> [Exercise brief] Omit all pictures. Copy the rest of the material exactly.

> [Available data]
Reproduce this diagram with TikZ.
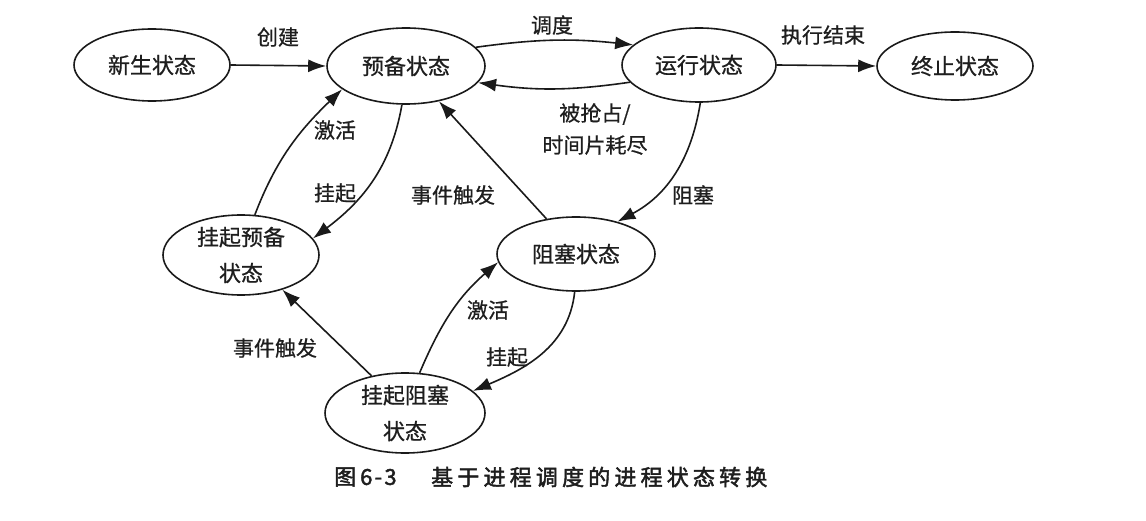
\documentclass[tikz,border=0pt]{standalone}
\usepackage{fontspec}
\setmainfont{Noto Sans CJK SC}
\newfontfamily\mf{Noto Sans CJK SC}[FakeBold=0.7]
\newfontfamily\capfont{Noto Sans CJK SC}[LetterSpace=19,FakeBold=2]
\newfontfamily\capfontb{Noto Sans CJK SC}[LetterSpace=10,FakeBold=2]
\usetikzlibrary{arrows.meta,shapes.geometric}
\definecolor{linec}{HTML}{1A1A1A}
\definecolor{textc}{HTML}{1E1E1E}
\begin{document}
\begin{tikzpicture}[x=1pt,y=1pt,
  st/.style={ellipse,draw=linec,line width=1.6pt,inner sep=0pt,text=textc,
    font=\fontsize{22}{36}\mf,align=center},
  lbl/.style={text=textc,font=\fontsize{21}{32}\mf,inner sep=0pt,align=center},
  arr/.style={draw=linec,line width=1.6pt,-{Latex[length=18pt,width=13pt]}}]
\useasboundingbox (0,0) rectangle (1146,-521);
% states
\node[st,minimum width=156pt,minimum height=72pt] (xs) at (152,-65) {新生状态};
\node[st,minimum width=158pt,minimum height=76pt] (yb) at (406,-66) {预备状态};
\node[st,minimum width=154pt,minimum height=74pt] (yx) at (699,-65) {运行状态};
\node[st,minimum width=156pt,minimum height=68pt] (zz) at (955,-66) {终止状态};
\node[st,minimum width=156pt,minimum height=80pt] (gyb) at (241,-255) {挂起预备\\状态};
\node[st,minimum width=158pt,minimum height=74pt] (zs) at (576,-254) {阻塞状态};
\node[st,minimum width=160pt,minimum height=80pt] (gzs) at (405,-413) {挂起阻塞\\状态};
% connectors
\draw[arr] (xs.east) -- (yb.west);
\draw[arr] (yb.15) to[bend left=7] (yx.163);
\draw[arr] (yx.194) to[bend left=8] (yb.-13);
\draw[arr] (yx.east) -- (zz.west);
\draw[arr] (yx.272) to[out=-99,in=28] (zs.38);
\draw[arr] (zs.130) -- (yb.-47);
\draw[arr] (yb.264) to[out=260,in=37] (gyb.13);
\draw[arr] (gyb.71) to[out=69,in=224] (yb.200);
\draw[arr] (gzs.132) -- (gyb.-40);
\draw[arr] (gzs.70) to[out=67,in=221] (zs.186);
\draw[arr] (zs.268) to[out=264,in=23] (gzs.18);
% labels
\node[lbl] (l1) at (278,-37) {创建};
\node[lbl] (l2) at (552,-25) {调度};
\node[lbl] (l3) at (823,-35) {执行结束};
\node[lbl] (l4) at (595,-129) {被抢占/\\时间片耗尽};
\node[lbl] (l5) at (693,-195) {阻塞};
\node[lbl] (l6) at (453,-195) {事件触发};
\node[lbl] (l7) at (335,-130) {激活};
\node[lbl] (l8) at (335,-193) {挂起};
\node[lbl] (l9) at (275,-348) {事件触发};
\node[lbl] (l10) at (488,-310) {激活};
\node[lbl] (l11) at (507,-357) {挂起};
% caption
\node[text=textc,inner sep=0pt,anchor=west,font=\fontsize{22}{24}\capfontb] (c1) at (334,-477) {图\hspace{4pt}6-3};
\node[text=textc,inner sep=0pt,anchor=west,font=\fontsize{22}{24}\capfont] (c2) at (431,-477) {基于进程调度的进程状态转换};
\end{tikzpicture}
\end{document}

> [Task answer]
Reproduce this diagram with TikZ.
\documentclass[tikz,border=0pt]{standalone}
\usepackage{fontspec}
\setmainfont{Noto Sans CJK SC}
\newfontfamily\mf{Noto Sans CJK SC}[FakeBold=0.7]
\newfontfamily\capfont{Noto Sans CJK SC}[LetterSpace=19,FakeBold=2]
\newfontfamily\capfontb{Noto Sans CJK SC}[LetterSpace=10,FakeBold=2]
\usetikzlibrary{arrows.meta,shapes.geometric}
\definecolor{linec}{HTML}{1A1A1A}
\definecolor{textc}{HTML}{1E1E1E}
\begin{document}
\begin{tikzpicture}[x=1pt,y=1pt,
  st/.style={ellipse,draw=linec,line width=1.6pt,inner sep=0pt,text=textc,
    font=\fontsize{22}{36}\mf,align=center},
  lbl/.style={text=textc,font=\fontsize{21}{32}\mf,inner sep=0pt,align=center},
  arr/.style={draw=linec,line width=1.6pt,-{Latex[length=18pt,width=13pt]}}]
\useasboundingbox (0,0) rectangle (1146,-521);
% states
\node[st,minimum width=156pt,minimum height=72pt] (xs) at (152,-65) {新生状态};
\node[st,minimum width=158pt,minimum height=76pt] (yb) at (406,-66) {预备状态};
\node[st,minimum width=154pt,minimum height=74pt] (yx) at (699,-65) {运行状态};
\node[st,minimum width=156pt,minimum height=68pt] (zz) at (955,-66) {终止状态};
\node[st,minimum width=156pt,minimum height=80pt] (gyb) at (241,-255) {挂起预备\\状态};
\node[st,minimum width=158pt,minimum height=74pt] (zs) at (576,-254) {阻塞状态};
\node[st,minimum width=160pt,minimum height=80pt] (gzs) at (405,-413) {挂起阻塞\\状态};
% connectors
\draw[arr] (xs.east) -- (yb.west);
\draw[arr] (yb.15) to[bend left=7] (yx.163);
\draw[arr] (yx.194) to[bend left=8] (yb.-13);
\draw[arr] (yx.east) -- (zz.west);
\draw[arr] (yx.272) to[out=-99,in=28] (zs.38);
\draw[arr] (zs.130) -- (yb.-47);
\draw[arr] (yb.264) to[out=260,in=37] (gyb.13);
\draw[arr] (gyb.71) to[out=69,in=224] (yb.200);
\draw[arr] (gzs.132) -- (gyb.-40);
\draw[arr] (gzs.70) to[out=67,in=221] (zs.186);
\draw[arr] (zs.268) to[out=264,in=23] (gzs.18);
% labels
\node[lbl] (l1) at (278,-37) {创建};
\node[lbl] (l2) at (552,-25) {调度};
\node[lbl] (l3) at (823,-35) {执行结束};
\node[lbl] (l4) at (595,-129) {被抢占/\\时间片耗尽};
\node[lbl] (l5) at (693,-195) {阻塞};
\node[lbl] (l6) at (453,-195) {事件触发};
\node[lbl] (l7) at (335,-130) {激活};
\node[lbl] (l8) at (335,-193) {挂起};
\node[lbl] (l9) at (275,-348) {事件触发};
\node[lbl] (l10) at (488,-310) {激活};
\node[lbl] (l11) at (507,-357) {挂起};
% caption
\node[text=textc,inner sep=0pt,anchor=west,font=\fontsize{22}{24}\capfontb] (c1) at (334,-477) {图\hspace{4pt}6-3};
\node[text=textc,inner sep=0pt,anchor=west,font=\fontsize{22}{24}\capfont] (c2) at (431,-477) {基于进程调度的进程状态转换};
\end{tikzpicture}
\end{document}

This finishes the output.